_Material for the task_
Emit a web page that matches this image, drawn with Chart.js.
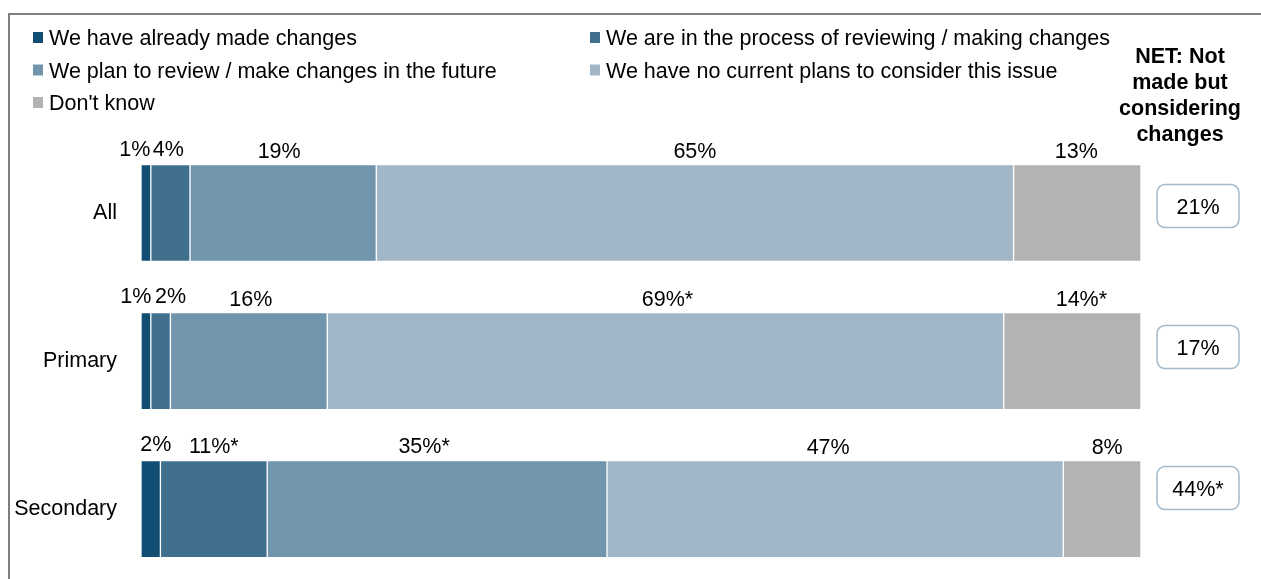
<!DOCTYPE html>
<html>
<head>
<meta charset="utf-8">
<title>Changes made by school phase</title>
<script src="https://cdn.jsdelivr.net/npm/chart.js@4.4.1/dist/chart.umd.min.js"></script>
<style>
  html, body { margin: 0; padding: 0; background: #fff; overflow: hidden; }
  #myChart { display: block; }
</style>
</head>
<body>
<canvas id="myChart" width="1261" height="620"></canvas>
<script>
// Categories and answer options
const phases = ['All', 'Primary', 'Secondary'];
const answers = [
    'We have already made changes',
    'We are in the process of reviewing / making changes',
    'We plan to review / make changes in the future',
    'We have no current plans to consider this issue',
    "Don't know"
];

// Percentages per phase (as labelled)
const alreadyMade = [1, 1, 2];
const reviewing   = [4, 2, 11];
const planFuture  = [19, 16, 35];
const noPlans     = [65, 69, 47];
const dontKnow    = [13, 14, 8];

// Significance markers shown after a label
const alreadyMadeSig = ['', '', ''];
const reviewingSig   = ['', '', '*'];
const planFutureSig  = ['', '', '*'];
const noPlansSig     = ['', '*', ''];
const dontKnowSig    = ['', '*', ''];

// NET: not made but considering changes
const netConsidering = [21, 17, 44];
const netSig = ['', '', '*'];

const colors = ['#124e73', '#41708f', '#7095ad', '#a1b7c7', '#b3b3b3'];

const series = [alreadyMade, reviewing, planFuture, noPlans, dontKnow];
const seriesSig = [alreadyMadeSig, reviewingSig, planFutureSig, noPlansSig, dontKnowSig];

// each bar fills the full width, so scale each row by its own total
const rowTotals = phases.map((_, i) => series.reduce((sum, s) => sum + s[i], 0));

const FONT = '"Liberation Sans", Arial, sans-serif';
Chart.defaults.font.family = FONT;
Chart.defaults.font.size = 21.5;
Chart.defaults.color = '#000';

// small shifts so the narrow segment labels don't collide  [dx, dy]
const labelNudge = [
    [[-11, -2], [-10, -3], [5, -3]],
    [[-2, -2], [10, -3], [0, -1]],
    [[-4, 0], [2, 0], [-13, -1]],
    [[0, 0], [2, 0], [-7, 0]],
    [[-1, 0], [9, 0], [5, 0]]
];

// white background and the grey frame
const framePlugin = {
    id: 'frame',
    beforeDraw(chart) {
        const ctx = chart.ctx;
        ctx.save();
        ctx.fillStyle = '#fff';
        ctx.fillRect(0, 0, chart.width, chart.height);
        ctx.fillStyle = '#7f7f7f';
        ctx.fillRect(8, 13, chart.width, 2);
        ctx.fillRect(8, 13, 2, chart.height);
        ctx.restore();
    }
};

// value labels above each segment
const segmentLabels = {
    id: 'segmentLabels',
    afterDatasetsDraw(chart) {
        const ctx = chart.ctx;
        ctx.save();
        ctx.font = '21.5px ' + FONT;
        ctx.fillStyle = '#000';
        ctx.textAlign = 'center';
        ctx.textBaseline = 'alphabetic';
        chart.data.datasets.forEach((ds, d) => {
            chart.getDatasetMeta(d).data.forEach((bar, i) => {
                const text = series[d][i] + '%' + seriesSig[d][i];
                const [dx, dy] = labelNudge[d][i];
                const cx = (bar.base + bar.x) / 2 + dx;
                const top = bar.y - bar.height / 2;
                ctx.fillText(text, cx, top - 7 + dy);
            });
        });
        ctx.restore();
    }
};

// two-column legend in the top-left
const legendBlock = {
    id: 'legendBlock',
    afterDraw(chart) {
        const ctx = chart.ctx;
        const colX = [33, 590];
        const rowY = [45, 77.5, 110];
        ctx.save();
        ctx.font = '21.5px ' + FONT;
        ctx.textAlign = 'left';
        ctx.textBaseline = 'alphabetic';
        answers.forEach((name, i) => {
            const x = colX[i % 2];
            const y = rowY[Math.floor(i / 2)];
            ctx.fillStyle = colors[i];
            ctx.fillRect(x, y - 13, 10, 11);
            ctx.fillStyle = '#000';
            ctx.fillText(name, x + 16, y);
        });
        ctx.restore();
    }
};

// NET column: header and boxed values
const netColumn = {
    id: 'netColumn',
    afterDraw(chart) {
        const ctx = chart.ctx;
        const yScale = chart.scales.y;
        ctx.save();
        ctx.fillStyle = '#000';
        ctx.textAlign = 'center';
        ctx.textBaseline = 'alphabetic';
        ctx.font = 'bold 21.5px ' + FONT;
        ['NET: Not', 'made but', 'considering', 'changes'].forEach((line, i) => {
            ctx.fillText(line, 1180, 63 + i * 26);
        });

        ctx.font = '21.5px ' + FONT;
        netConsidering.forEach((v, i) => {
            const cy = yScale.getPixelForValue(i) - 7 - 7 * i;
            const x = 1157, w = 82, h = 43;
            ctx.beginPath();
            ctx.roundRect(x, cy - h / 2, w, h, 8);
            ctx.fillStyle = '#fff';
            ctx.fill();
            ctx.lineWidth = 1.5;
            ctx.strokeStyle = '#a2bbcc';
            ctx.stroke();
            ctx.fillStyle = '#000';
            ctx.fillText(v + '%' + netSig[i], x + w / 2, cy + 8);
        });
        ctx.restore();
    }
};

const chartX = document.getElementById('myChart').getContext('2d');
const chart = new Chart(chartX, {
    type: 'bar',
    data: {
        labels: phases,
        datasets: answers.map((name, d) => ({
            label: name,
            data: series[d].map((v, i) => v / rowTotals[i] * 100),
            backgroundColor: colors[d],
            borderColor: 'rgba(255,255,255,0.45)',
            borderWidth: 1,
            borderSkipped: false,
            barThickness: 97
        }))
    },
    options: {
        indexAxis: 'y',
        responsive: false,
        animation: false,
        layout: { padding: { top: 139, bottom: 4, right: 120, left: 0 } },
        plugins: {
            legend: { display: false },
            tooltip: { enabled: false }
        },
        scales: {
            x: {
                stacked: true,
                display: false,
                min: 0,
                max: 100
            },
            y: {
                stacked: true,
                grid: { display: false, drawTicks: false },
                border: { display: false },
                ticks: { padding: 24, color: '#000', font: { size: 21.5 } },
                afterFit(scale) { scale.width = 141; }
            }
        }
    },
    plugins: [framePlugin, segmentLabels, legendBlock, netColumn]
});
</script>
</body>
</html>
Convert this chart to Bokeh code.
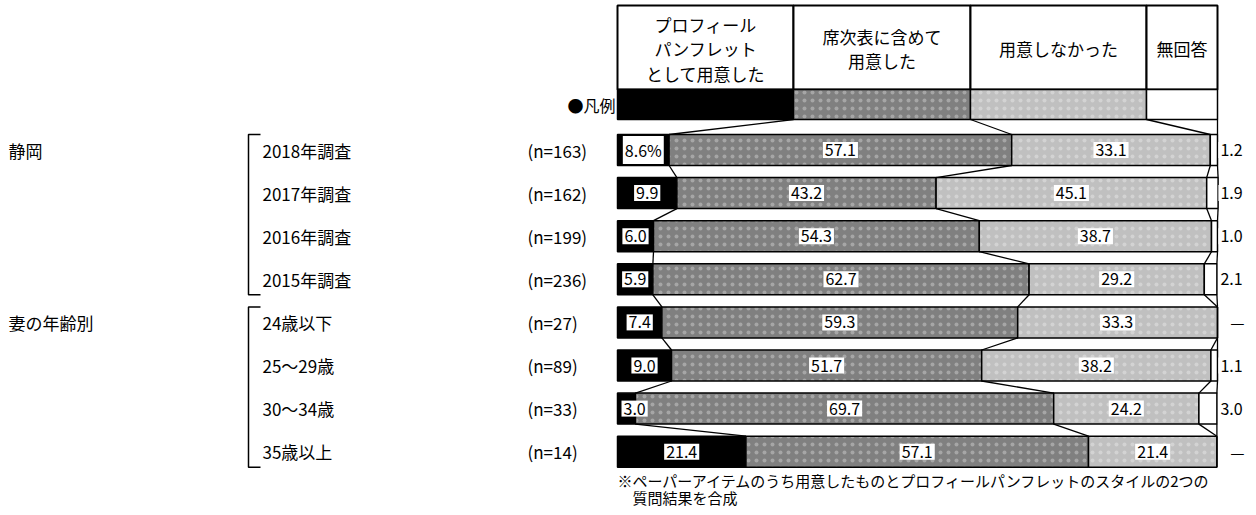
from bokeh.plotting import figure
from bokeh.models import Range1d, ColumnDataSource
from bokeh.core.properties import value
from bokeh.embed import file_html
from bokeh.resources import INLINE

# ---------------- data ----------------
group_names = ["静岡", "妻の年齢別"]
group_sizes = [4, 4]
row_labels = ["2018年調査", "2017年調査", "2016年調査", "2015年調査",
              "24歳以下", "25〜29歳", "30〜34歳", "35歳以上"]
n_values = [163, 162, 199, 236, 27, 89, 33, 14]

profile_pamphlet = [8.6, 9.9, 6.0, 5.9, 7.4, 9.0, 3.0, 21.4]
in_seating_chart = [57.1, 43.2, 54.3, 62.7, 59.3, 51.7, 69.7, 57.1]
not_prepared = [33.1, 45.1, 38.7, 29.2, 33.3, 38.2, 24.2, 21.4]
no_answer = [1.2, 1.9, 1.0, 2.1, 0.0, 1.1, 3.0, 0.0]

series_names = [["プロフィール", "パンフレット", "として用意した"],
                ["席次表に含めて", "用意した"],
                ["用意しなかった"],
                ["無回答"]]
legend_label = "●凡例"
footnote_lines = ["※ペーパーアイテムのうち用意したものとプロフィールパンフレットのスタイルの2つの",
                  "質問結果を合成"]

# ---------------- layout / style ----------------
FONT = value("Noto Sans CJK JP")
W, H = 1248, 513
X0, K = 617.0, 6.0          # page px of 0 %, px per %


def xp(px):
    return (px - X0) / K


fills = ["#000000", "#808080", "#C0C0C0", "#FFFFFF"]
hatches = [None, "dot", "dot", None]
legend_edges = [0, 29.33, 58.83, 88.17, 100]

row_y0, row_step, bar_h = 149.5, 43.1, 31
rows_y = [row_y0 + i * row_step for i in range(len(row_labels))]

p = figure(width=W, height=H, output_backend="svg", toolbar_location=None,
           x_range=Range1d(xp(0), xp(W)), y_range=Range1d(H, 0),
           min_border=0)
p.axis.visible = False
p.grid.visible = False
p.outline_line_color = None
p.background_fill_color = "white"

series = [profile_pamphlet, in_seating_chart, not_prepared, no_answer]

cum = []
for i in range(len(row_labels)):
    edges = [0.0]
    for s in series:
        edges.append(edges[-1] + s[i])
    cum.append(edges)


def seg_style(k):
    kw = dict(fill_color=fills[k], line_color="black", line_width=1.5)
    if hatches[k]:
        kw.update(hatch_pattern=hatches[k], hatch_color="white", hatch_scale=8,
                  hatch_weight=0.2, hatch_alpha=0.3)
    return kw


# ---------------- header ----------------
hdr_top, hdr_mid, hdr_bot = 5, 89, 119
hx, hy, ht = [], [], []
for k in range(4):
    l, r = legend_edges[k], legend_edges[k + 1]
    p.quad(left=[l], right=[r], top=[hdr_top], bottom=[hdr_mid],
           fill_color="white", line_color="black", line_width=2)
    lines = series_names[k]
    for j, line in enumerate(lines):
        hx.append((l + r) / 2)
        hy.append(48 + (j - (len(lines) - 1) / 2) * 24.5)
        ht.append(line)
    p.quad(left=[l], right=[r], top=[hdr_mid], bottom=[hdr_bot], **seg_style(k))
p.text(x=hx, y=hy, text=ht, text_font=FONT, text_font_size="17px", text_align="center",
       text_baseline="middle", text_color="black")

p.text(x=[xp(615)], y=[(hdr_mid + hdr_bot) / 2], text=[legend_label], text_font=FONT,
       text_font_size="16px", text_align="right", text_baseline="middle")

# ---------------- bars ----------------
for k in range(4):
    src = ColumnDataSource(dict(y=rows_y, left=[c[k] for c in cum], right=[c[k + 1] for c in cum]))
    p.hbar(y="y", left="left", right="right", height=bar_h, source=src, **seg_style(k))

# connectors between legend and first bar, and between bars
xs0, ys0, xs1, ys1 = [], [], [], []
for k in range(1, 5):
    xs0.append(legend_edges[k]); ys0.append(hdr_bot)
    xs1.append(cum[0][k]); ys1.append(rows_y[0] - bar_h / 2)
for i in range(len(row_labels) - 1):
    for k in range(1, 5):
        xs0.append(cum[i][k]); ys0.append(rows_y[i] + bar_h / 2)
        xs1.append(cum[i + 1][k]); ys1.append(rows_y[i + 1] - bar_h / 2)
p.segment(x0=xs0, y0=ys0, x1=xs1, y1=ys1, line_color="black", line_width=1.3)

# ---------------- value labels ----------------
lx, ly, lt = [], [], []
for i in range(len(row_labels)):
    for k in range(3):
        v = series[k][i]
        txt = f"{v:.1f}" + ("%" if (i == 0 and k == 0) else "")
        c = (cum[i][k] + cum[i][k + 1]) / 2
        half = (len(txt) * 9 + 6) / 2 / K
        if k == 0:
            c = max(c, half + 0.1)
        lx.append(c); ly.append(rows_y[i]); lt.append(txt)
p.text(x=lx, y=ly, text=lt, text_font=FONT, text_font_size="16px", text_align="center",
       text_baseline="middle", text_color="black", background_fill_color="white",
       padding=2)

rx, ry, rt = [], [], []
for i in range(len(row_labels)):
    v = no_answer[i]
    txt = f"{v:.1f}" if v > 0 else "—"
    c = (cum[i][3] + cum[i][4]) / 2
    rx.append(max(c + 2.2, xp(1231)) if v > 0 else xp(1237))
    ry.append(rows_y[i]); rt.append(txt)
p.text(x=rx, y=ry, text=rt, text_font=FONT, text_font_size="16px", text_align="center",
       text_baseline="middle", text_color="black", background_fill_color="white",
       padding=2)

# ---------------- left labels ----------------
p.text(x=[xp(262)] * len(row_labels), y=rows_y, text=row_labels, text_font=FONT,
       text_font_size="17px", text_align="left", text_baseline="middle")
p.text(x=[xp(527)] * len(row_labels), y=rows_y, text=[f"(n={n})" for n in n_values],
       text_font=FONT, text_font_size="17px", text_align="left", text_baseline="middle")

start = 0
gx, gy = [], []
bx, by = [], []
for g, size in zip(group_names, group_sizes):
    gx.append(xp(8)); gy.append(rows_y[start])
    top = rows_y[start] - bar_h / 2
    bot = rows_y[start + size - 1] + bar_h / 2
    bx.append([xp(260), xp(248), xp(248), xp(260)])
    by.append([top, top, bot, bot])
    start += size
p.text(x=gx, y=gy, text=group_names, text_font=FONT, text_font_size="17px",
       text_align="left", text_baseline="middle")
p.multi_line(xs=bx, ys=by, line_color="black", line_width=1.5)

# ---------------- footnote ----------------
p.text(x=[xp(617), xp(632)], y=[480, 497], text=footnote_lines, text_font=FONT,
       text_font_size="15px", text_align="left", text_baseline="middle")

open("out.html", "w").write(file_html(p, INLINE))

_To do_
Print exactly what appears from the line holding "Convert this chart to Bokeh code." down to the line holding "from bokeh.resources import INLINE", both ends kept, leaving out the pictures.

_The answer_
Convert this chart to Bokeh code.
from bokeh.plotting import figure
from bokeh.models import Range1d, ColumnDataSource
from bokeh.core.properties import value
from bokeh.embed import file_html
from bokeh.resources import INLINE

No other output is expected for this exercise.